I wouldn’t call it a whirlwind. To be completely honest, I wasn’t picked up and swept away at first sight like so many people have been. I’ve been in whirlwinds before, the kind that catch you with a dangerous pull and kick your feet from underneath of you, all while simultaneously knocking the hot breath from your lungs. I know what to expect from those, as the old saying goes “easy come, easy go.” The thing about whirlwinds, is that they usually fade as fast as they came.
I can handle whirlwinds.
But you…you feel like a slow burn of the hottest flame. You feel like a soothing warmth when I didn’t know I was cold. I become entranced staring into the burning embers, and as each part of me starts to feel the warmth creep up I realize I’m freezing, and I need more.
Now I know why I’ve fought to stay cold.
It took me some time to realize that I’ve always been one to ruin things. It’s my nature. I’ve been conditioned to believe that I’m not worthy of great things, and as a defense mechanism I usually cause some sort of upheaval when it comes to relationships. I know I’m not alone, I know many have the same tendency. The issue happens when I haven’t realized what I’ve done until it’s done.

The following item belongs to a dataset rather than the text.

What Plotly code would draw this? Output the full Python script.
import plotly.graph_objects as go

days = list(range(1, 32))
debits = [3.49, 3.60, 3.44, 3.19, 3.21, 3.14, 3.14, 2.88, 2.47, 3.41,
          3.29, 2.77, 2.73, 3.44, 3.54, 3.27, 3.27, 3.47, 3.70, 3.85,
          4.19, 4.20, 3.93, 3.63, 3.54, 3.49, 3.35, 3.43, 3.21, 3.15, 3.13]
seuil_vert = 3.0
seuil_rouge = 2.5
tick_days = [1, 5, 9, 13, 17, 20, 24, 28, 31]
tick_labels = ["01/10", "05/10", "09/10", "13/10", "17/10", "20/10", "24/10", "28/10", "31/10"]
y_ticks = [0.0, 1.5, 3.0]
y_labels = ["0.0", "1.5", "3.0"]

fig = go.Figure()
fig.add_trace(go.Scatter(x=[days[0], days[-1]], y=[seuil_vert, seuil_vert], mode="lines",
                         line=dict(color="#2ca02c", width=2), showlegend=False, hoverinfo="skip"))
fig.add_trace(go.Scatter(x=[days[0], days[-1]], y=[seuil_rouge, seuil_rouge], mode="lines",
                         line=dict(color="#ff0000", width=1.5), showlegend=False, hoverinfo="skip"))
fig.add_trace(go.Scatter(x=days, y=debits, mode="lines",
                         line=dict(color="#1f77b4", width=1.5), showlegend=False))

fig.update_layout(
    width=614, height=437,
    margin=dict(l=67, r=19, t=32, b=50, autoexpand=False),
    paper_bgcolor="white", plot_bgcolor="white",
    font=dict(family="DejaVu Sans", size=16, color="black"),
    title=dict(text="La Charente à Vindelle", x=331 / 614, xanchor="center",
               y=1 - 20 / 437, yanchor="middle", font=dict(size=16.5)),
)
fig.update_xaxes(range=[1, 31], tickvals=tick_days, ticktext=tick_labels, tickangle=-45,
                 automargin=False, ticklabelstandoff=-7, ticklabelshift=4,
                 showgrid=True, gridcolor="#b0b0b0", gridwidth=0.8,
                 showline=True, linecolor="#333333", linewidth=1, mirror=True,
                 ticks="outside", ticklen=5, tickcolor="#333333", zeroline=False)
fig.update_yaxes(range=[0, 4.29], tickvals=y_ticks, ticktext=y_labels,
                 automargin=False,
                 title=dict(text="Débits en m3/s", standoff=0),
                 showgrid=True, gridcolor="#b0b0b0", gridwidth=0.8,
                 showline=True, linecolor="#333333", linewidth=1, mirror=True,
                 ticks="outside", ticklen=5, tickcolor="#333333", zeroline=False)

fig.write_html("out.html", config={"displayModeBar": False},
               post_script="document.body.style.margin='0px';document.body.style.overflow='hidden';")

And even though I want nothing more than to let your warmth overtake me, I can’t help but wonder if I’ll be the oxygen to your already intensely burning ember.
When given just enough of a push, you can turn into a bright flame that scorches. I wish I could promise you that won’t happen. I wish you could promise me you wouldn’t let it.
But I’ve seen it, I’ve been the one burned and I’ve been the flame burning.
How many times can one heal from such massive fires? And the most important question, do I run and stay cold…or stay and revel in the burn?